Cloning, secretory expression, partial characterization, and structural modeling of an alkaline protease from Bacillus subtilis D-2

Abstract

To develop a large-scale production of the protease of Bacillus subtilis strain D-2, the full-length gene apr-D2 (1,149 bp) encoding the alkaline protease was cloned into plasmid pET-32a and expressed as a secretory protein in Escherichia coli. Sequence analysis of the deduced amino acid sequence revealed high homology with the catalytic domains of the subtilisin serine proteases. From SDS-PAGE analysis, the recombinant protein had a molecular mass of 60.4 kDa. The expressed protease was secreted into the culture medium in a functional active form.

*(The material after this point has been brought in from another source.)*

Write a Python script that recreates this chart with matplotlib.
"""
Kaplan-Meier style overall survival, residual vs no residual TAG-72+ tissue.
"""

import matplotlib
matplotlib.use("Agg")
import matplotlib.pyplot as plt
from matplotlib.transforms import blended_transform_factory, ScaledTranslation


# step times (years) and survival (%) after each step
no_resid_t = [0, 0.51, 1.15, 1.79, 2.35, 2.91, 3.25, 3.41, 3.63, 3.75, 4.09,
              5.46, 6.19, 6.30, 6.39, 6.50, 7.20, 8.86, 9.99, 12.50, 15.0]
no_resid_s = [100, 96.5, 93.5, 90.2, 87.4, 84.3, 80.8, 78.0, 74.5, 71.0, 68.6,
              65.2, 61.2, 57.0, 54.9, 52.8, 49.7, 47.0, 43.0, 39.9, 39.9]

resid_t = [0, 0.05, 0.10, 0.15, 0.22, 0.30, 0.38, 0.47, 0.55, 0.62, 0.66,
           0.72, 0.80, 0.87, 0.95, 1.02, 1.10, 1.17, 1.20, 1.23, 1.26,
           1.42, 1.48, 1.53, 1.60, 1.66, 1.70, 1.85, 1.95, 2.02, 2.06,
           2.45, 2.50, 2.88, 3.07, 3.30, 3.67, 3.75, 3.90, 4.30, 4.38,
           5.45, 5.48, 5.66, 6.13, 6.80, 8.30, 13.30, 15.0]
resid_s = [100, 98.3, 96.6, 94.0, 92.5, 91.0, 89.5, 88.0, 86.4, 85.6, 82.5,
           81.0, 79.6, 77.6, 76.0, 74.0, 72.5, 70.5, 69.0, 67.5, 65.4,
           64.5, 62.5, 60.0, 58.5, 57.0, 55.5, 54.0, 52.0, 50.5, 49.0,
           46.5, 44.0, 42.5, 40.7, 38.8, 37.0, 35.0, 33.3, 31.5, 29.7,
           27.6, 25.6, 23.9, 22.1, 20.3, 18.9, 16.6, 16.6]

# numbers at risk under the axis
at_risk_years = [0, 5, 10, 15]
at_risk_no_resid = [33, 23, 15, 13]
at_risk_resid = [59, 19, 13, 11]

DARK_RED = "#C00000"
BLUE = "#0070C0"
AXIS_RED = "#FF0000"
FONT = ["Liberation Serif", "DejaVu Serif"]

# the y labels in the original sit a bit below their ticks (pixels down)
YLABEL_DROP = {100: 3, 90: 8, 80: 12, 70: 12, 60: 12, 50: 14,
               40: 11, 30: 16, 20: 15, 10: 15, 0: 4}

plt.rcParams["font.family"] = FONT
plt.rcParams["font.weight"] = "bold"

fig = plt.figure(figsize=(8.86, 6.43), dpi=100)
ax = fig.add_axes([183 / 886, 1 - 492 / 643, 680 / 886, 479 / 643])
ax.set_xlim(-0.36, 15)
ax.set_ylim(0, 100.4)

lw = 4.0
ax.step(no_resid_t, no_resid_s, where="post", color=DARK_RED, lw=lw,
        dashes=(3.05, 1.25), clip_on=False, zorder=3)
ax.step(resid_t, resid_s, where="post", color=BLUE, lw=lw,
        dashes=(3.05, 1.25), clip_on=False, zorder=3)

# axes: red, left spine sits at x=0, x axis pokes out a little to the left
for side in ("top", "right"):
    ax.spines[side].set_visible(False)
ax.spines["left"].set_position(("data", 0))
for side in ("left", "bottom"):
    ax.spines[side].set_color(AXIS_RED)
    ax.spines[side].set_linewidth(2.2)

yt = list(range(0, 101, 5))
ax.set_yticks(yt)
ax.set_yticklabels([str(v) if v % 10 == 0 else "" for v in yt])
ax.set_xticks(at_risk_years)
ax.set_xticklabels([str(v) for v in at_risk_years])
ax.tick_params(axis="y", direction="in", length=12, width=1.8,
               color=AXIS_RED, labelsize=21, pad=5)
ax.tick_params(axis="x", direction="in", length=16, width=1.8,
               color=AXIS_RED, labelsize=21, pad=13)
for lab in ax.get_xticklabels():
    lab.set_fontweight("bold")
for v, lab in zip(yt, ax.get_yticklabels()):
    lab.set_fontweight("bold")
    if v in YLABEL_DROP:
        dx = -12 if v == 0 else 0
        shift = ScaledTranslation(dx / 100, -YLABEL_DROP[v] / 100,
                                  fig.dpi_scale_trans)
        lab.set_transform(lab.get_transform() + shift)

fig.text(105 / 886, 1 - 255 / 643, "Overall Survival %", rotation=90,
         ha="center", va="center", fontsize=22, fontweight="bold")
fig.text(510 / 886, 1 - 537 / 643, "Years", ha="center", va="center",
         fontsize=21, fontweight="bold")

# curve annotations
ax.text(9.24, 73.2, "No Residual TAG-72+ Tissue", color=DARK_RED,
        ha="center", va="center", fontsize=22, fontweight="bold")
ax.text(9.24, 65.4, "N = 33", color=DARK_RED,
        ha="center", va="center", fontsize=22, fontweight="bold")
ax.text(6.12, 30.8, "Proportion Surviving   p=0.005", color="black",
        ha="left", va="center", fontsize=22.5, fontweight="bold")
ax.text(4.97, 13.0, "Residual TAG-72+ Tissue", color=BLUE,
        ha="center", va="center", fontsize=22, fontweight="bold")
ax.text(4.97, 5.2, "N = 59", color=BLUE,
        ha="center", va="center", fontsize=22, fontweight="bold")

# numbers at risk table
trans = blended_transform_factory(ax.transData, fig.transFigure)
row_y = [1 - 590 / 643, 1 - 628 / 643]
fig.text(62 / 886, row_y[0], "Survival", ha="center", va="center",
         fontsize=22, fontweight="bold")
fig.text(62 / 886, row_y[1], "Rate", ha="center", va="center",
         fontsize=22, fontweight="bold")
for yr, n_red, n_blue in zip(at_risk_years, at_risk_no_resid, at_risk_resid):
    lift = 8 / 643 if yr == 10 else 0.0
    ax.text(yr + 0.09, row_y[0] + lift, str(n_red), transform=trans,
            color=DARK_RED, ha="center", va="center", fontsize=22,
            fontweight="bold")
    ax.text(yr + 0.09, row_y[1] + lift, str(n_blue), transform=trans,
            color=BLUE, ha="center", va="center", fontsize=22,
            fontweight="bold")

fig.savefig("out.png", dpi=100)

The purified recombinant protease showed a pH optimum of 10.5 and temperature optimum of 55 °C, and it was stable in the pH range from 5.0 to 13.0. The enzyme activity was slightly enhanced by Ca2+, Mg2+, Ba2+, and SBT1. However, it was highly inhibited by Ag+ and PMSF. A theoretical structural model of mature protein was constructed by comparative modeling, which showed a putative catalytic triad (Asp-32, His-64 and Ser-221) with high similarity to the template. The structural characteristics that confer enzymatic specificity of the protease were analyzed. Taken together, the data suggested that the secretory expression system with pET-32a in E. coli was successfully constructed. Additionally, enzymatic specificity analysis of the alkaline protease indicated that it was suitable for various processing industries.